Provided data —
* * * * *

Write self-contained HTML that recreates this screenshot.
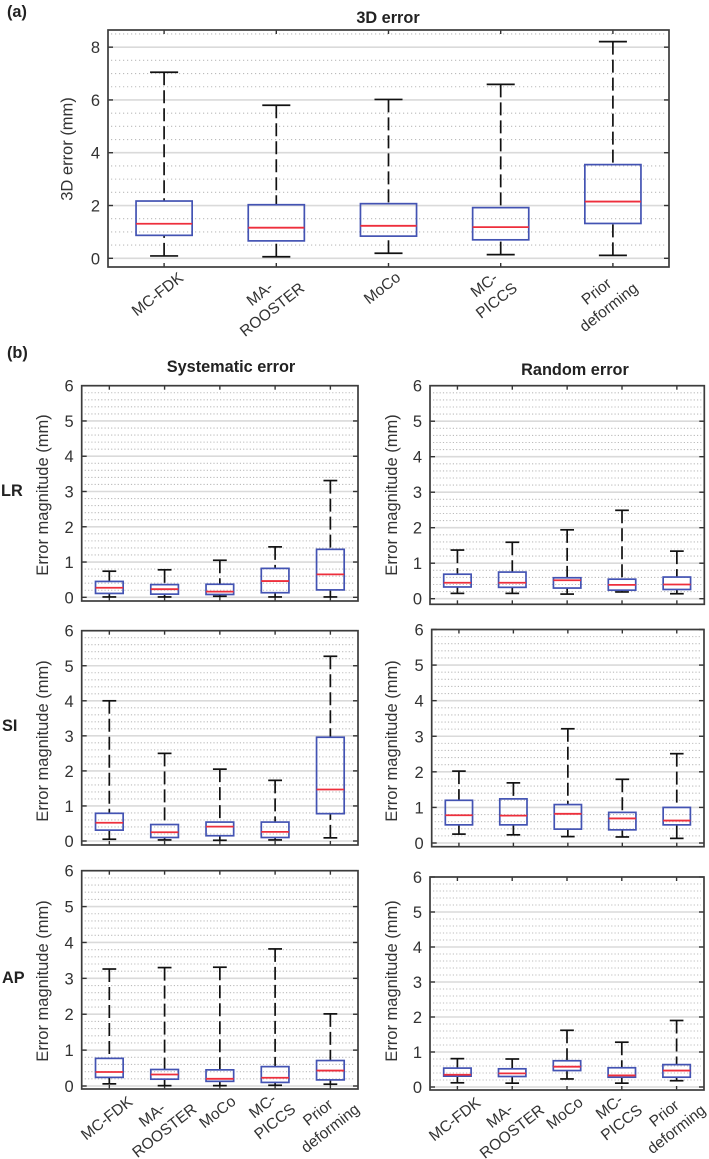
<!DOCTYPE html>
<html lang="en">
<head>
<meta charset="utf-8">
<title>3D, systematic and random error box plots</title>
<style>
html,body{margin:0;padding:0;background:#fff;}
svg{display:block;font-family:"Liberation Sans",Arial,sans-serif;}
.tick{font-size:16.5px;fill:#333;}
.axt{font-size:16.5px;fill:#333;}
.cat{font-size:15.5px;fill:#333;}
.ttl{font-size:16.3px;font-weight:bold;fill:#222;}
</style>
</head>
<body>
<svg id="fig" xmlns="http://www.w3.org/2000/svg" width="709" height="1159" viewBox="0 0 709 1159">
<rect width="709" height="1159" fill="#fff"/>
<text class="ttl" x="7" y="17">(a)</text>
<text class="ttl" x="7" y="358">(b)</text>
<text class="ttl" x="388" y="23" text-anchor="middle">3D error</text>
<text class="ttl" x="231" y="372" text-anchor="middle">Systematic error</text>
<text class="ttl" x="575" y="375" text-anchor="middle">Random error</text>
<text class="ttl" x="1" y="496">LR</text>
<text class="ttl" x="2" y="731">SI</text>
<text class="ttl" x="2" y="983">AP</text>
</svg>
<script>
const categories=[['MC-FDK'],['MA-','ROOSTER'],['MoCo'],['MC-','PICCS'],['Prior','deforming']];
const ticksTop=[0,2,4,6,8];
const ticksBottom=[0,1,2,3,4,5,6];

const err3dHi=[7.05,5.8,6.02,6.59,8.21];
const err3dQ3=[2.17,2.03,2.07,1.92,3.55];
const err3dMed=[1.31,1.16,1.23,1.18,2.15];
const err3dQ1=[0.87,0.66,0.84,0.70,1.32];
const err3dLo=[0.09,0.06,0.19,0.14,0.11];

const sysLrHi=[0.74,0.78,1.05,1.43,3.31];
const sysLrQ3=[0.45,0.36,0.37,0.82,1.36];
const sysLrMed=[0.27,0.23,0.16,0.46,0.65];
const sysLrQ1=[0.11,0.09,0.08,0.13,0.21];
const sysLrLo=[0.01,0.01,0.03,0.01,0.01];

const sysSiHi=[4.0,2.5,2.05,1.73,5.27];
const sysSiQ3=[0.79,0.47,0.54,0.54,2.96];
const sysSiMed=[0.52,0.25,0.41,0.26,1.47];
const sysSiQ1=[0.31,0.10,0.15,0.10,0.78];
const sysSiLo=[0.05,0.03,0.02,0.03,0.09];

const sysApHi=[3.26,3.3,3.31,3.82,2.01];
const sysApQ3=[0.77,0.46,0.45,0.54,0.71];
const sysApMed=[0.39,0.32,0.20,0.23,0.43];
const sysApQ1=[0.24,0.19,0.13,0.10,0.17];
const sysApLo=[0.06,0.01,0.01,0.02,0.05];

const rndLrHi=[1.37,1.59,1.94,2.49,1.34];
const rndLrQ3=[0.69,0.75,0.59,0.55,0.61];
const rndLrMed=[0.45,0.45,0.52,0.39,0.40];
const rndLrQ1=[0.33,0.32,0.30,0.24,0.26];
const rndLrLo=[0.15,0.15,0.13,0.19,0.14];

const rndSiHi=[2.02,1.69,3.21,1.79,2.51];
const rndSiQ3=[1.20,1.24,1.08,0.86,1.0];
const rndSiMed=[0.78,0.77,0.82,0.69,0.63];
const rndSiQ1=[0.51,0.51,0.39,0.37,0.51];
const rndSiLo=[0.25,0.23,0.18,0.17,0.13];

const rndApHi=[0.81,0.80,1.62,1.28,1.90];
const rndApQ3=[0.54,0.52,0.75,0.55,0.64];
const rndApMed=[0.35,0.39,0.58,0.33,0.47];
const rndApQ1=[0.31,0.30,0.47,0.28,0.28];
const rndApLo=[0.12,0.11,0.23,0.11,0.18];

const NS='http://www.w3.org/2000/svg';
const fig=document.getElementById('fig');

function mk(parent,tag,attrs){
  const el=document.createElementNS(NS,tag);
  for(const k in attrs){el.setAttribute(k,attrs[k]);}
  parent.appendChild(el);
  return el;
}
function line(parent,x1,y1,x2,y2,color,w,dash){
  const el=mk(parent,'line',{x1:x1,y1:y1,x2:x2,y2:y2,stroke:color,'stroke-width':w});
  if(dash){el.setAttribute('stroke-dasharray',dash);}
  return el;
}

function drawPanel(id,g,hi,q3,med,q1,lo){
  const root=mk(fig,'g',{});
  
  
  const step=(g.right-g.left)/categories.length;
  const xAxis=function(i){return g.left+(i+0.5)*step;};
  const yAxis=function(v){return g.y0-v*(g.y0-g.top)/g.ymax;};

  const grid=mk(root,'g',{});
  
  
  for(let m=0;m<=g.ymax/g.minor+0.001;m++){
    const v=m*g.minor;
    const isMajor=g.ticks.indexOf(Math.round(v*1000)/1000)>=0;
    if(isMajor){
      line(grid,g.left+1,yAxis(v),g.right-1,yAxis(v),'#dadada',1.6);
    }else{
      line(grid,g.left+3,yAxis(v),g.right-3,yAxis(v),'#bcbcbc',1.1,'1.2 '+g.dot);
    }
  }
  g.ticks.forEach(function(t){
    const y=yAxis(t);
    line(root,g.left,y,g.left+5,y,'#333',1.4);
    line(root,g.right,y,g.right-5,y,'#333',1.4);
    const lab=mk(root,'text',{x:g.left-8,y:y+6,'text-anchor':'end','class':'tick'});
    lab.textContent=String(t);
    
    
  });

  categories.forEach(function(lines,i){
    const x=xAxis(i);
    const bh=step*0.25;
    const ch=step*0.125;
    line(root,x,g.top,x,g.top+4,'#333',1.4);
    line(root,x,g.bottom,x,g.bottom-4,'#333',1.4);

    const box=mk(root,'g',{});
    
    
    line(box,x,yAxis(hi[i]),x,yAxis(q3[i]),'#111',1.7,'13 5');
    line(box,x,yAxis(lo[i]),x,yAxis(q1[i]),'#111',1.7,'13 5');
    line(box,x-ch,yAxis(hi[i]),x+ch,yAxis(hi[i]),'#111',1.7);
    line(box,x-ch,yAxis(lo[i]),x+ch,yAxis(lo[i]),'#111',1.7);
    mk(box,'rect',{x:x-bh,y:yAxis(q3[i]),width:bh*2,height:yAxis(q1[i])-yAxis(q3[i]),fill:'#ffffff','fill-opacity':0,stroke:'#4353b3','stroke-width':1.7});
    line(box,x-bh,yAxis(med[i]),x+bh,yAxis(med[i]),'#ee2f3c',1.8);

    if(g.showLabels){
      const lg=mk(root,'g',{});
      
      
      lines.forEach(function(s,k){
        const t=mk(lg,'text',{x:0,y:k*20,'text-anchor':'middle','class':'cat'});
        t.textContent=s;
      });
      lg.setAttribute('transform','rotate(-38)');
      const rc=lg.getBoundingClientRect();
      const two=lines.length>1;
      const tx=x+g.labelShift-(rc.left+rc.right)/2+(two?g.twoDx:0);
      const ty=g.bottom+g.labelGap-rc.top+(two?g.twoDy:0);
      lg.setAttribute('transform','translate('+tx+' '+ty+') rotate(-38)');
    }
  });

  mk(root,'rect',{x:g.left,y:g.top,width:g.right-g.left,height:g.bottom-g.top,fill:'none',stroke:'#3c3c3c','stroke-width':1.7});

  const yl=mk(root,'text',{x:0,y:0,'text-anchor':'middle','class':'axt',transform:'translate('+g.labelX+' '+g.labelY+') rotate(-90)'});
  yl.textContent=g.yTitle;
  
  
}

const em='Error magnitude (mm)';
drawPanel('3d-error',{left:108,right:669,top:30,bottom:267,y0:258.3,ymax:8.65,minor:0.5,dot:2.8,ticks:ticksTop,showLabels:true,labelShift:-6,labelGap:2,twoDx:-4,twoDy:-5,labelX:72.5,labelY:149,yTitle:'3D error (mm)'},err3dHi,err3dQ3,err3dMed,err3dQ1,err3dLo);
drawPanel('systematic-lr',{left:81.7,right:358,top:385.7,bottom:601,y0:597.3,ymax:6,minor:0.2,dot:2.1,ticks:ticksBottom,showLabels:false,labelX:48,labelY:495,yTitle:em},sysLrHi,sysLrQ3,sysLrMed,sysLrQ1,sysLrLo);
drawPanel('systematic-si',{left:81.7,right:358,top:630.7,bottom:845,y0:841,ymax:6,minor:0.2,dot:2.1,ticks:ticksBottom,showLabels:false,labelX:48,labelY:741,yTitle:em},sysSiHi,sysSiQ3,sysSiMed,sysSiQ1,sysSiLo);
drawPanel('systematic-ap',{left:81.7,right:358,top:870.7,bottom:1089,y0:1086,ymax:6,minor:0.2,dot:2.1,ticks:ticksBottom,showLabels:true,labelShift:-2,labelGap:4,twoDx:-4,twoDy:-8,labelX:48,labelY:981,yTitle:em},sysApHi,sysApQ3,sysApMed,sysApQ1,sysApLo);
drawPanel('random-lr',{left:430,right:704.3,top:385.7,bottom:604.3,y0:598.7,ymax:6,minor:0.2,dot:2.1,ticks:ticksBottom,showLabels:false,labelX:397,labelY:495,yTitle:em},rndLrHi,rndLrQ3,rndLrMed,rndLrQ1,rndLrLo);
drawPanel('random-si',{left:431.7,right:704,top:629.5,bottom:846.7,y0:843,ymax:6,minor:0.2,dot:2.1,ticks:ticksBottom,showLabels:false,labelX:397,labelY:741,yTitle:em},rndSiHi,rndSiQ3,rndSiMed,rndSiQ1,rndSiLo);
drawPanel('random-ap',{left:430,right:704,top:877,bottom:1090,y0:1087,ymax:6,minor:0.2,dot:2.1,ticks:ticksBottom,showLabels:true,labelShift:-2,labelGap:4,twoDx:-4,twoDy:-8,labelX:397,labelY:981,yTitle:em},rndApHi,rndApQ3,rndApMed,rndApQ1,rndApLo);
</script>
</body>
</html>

* * * * *

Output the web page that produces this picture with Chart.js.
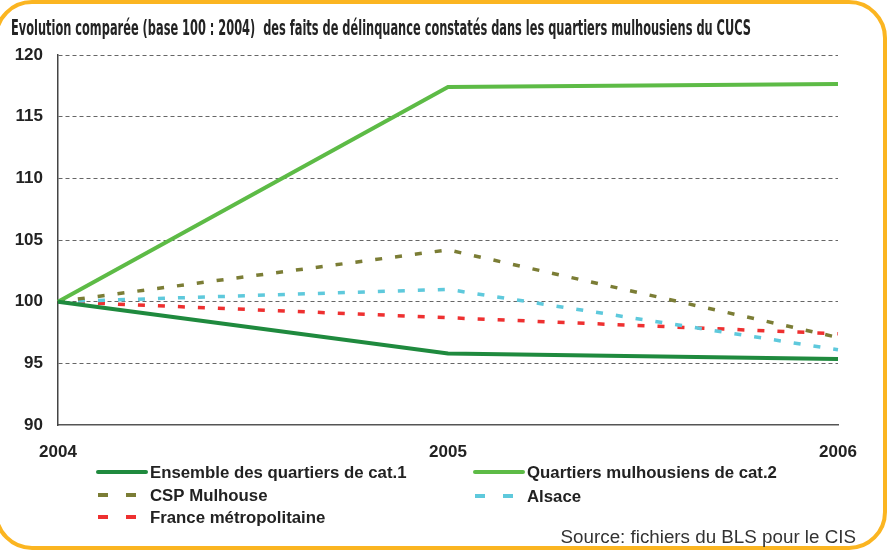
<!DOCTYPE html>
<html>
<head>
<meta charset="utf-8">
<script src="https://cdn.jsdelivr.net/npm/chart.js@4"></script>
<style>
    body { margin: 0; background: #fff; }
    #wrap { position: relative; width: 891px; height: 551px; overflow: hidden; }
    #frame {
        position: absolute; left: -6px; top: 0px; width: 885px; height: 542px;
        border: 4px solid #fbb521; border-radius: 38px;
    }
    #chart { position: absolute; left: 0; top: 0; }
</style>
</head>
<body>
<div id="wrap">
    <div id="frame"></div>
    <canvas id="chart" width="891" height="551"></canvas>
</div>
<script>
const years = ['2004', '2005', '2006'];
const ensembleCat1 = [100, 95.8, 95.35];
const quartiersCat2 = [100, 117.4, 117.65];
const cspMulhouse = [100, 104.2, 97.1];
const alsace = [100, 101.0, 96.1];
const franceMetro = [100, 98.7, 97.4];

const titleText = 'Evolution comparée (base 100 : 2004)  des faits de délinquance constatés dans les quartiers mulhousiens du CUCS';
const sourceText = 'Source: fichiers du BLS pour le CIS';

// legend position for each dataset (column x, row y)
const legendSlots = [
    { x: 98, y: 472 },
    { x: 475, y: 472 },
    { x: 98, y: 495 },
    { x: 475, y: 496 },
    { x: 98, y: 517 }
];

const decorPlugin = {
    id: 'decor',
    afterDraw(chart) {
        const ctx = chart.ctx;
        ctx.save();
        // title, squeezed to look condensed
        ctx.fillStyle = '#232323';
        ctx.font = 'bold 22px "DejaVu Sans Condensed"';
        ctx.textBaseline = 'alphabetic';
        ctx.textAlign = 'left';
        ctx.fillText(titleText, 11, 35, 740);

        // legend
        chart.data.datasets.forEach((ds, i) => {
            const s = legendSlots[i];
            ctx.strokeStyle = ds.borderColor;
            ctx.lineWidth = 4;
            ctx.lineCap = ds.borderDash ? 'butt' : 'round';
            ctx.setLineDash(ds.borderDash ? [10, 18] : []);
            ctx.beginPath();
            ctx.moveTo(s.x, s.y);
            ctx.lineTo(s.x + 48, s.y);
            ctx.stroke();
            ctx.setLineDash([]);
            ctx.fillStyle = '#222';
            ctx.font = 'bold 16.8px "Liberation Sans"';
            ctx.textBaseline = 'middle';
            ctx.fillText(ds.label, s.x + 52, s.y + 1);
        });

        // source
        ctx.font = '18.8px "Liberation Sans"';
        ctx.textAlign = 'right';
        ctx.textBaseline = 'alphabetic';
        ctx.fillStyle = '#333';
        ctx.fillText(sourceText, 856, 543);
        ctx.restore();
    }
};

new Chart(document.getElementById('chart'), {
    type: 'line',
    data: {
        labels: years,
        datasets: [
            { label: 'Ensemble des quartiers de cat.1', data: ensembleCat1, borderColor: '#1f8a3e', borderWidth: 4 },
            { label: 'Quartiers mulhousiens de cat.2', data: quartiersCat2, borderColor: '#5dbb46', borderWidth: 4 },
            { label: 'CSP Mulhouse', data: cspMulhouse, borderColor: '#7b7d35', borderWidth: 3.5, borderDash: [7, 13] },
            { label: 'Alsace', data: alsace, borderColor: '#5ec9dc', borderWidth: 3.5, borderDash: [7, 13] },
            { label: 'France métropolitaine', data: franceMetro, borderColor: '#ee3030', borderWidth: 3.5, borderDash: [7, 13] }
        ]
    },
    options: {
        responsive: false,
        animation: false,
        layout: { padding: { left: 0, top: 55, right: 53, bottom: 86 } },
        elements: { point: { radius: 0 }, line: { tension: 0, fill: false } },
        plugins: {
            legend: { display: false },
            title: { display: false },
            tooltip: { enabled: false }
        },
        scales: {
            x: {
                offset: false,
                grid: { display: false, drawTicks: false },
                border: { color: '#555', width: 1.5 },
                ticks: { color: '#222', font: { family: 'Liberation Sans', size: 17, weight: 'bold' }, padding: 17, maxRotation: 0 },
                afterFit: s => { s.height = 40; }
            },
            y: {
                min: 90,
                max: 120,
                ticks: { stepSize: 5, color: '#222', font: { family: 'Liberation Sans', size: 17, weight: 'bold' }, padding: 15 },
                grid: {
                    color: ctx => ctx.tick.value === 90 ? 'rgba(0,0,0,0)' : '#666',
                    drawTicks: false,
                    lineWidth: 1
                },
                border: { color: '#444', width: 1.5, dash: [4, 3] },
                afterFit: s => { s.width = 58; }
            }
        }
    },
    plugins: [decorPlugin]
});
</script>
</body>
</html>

* * * * *

What you have to do — Report every line in the data above in which the word "this" appears.

Full output —
Write self-contained HTML that recreates this screenshot.
Output the web page that produces this picture with Chart.js.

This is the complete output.